さて、ヨハネは、12節で「あなたがたに書くべきことがたくさんありますが、紙と墨でしたくはありません。あなたがたのところに行って、顔を合わせて語りたいと思います。私たちの喜びが全きものとなるためにです」と記しています。
 ヨハネは、「顔を合わせて語りたい」と願っていますね。
 ヨハネの時代には、少しずつ迫害の魔の手が迫ってきていました。ですから、手紙を書くときも、宛先もはっきり記すことができなくなっていたとも言われます。また、手紙というものは、時々、文章だけが一人歩きし、間違って解釈されたり誤解されて、事態が複雑になってしまうこともありますね。ですから、ヨハネは、手紙ではなく実際に会って語り合いたいと願っているのです。

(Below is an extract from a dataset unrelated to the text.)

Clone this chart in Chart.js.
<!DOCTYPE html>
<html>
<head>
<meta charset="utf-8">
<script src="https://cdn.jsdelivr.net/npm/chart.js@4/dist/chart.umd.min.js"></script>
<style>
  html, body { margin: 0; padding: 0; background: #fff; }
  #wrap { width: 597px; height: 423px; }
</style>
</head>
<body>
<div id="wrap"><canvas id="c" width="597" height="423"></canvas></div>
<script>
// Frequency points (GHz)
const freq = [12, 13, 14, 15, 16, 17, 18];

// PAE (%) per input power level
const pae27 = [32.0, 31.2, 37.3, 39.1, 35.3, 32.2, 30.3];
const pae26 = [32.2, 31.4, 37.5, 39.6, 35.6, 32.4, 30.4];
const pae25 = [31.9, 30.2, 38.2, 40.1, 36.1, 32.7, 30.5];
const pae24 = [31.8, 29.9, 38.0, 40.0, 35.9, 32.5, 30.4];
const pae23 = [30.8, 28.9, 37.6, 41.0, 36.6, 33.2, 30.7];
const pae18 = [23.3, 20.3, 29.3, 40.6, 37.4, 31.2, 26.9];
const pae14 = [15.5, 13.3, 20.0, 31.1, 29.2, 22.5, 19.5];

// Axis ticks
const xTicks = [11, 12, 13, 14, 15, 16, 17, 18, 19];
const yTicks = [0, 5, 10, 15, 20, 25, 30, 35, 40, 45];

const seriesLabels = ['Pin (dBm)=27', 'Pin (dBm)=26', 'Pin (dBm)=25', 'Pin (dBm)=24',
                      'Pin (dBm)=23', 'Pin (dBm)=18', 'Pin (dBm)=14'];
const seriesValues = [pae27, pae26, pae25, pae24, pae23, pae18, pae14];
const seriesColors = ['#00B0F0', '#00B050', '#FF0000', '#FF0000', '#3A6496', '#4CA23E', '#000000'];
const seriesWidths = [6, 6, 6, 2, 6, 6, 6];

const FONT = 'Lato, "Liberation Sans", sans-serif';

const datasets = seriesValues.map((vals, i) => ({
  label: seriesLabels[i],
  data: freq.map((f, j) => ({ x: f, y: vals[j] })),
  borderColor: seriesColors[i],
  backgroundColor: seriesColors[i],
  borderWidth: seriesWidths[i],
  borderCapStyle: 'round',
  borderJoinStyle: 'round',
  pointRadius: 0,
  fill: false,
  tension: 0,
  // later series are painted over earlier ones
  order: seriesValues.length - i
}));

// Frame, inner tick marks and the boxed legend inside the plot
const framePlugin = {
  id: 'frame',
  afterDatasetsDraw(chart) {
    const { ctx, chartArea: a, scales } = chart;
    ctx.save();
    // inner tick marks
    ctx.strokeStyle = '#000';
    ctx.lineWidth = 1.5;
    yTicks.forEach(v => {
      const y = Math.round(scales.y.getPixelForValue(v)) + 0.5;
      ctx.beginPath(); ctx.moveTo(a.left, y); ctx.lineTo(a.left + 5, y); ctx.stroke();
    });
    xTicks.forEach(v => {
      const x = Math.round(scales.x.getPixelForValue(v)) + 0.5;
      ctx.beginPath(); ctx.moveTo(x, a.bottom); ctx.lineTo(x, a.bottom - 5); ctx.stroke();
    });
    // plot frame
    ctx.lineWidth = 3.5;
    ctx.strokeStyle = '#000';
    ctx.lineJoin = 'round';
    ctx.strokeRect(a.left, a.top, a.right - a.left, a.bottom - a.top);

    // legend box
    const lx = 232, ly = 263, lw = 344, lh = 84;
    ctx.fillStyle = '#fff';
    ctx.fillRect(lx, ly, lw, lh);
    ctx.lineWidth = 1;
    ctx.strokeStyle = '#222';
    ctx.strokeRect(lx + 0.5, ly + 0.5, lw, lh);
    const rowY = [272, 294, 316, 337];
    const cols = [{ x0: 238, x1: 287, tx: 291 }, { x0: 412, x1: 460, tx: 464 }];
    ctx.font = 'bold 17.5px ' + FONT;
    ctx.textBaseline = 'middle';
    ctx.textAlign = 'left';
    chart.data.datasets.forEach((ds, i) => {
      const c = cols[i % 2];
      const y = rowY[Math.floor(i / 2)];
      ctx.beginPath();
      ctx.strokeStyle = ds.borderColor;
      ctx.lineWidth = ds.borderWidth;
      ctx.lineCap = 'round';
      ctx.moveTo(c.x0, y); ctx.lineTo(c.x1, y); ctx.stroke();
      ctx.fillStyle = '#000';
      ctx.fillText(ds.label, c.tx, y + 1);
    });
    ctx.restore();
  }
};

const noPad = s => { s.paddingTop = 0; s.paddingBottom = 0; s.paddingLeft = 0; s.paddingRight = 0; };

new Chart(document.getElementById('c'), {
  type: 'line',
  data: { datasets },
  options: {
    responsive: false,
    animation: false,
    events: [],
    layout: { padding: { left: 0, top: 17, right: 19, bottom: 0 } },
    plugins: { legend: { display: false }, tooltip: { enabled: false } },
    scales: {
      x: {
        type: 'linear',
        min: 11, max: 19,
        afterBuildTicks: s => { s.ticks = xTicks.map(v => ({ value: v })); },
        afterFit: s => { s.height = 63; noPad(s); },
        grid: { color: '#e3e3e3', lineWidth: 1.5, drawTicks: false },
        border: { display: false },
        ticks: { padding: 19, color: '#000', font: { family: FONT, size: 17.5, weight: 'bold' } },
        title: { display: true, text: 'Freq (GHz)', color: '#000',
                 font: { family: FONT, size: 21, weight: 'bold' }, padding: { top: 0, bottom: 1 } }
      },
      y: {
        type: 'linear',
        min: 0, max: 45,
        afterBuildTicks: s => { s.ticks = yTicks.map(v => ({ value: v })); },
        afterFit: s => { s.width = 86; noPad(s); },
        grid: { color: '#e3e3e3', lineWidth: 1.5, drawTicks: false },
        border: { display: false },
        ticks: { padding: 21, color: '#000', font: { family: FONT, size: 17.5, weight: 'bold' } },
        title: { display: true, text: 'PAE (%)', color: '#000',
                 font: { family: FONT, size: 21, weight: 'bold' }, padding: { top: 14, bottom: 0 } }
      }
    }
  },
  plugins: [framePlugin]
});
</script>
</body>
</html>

 「五分間の心からの対話は、周到に用意してきた手紙よりずっと多くのことを悟らせてくれる」とある方が言いました。そうですね。直接、顔と顔と合わせて話すことは大切なことです。私たちも、互いにそのような時を持つことを心がけていきたいですね。

 では、最後に、3節の言葉を読んで閉じることにいたしましょう。「真理と愛のうちに、父なる神と御父の御子イエス・キリストからの恵みとあわれみと平安は、私たちとともにあります。」